Monday, February 25, 2008


It's the name of the software tool that helped in nailing Chiranjeevi, the most recent plagiariser / fraud to be outed. Here's a quote from the C&EN story:

ONE TOOL that Dasgupta has used to find reviewers—and that might be useful in discovering plagiarism—is a Web-based tool called eTBlast. Developed by computational biologists at the University of Texas Southwestern Medical School, the free service does a similarity search of text that someone inputs with papers in Medline or other online databases. Dasgupta and others say it could be a powerful tool for weeding out plagiarism in journal manuscript submissions.

The developers of eTBlast have now developed a duplicate submission database called Deja vu. Both are available for free, eTBlast at and Deja vu at

The first time I heard about eTBlast was when Sunil wrote a detailed post about it some ten weeks ago. It looked very impressive, but I had no way of test-driving it in my field (materials science and engineering, in case you are wondering), so I never got around to writing about it. As of now, it seems to cover both biological and bio-medical fields very well. Correct me if I am wrong here, but it appears to me that its coverage of physics and related fields is not at a stage where it can be used routinely and reliably.
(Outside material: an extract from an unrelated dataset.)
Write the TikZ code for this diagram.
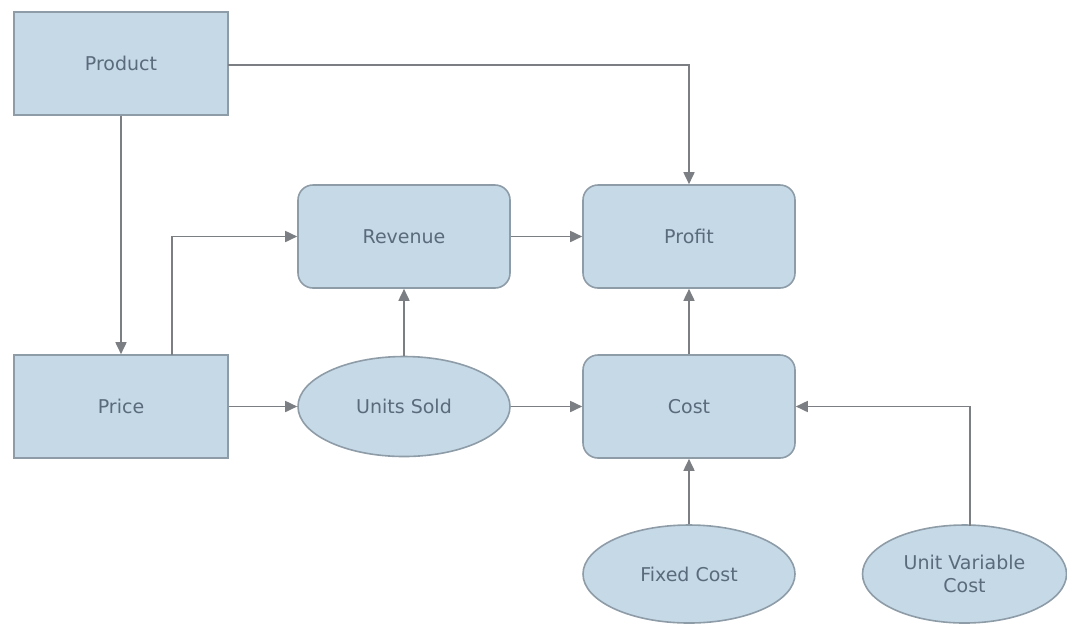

But what it has achieved so far has been tremendous. A study conducted using eTBlast has been published in Nature under the title "A tale of two citations." It probably requires subscription, but Scientific American carries a summary:

A new computerized scan of the biomedical research literature has turned up tens of thousands of articles in which entire passages appear to have been lifted from other papers. Based on the study, researchers estimate that there may be as many as 200,000 duplicates among some 17 million papers in leading research database Medline.

The finding has already led one publication to retract a paper for being too similar to a prior article by another author.